As to whether the use of local variables as proposed in PR #155 to hide the effect of memory overwriting is sufficient for now, my opinion is that if the issue is not urgent, it would be nice to develop a more thorough approach. For example, it's not clear that the proposed fix would work on big-endian architectures (the concern being that the four bytes of memory that were clobbered would actually contain the 32-bits of the attribute value, while the 32-bits of memory that store the single-precision attribute in the WPS would receive four bytes of garbage). Also, if someone were to modify the metgrid program's
ext_get_dom_ti_real_scalar routine in future with more local variables, it may be those local variables that get overwritten, rather than unused stack memory, depending on the order of variable declarations.
A simple extension of PR #155 might be to declare the temporary array with an extra element for padding, but that seems a bit hacky.

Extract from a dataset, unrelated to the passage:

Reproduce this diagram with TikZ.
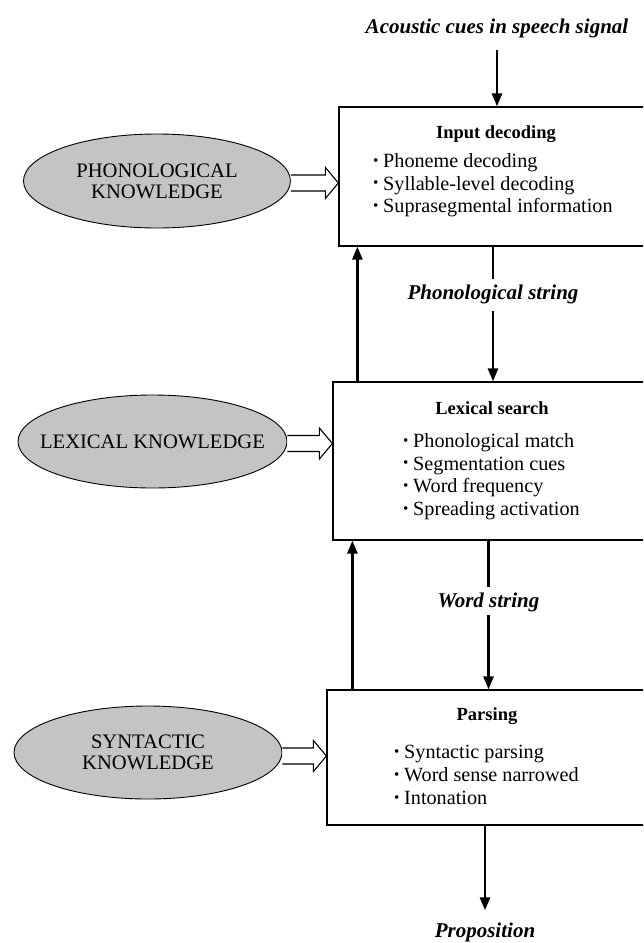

Hi - I just wanted to mention an issue I recently had regarding a double-precision gfortran WRF 4.2 build and WPS-4.2. After incorporating the above fix, metgrid appeared to work. However, cen_lat and cen_lon were constantly being reset to zero, and the corner_lats were also zeros in the met_em files, which led to wrong projections/maps in the wrfout files. And I could only run on up to 8 processors. No matter how many CPUS were available on the node. I finally had to recompile WRF to a single precision build. I just wanted to 1) see if anyone else had this particular issue with the gfortran double-precision build, and 2) to make folks aware that while metgrid will run with a center lat and lon set to 0, it might not actually be working properly.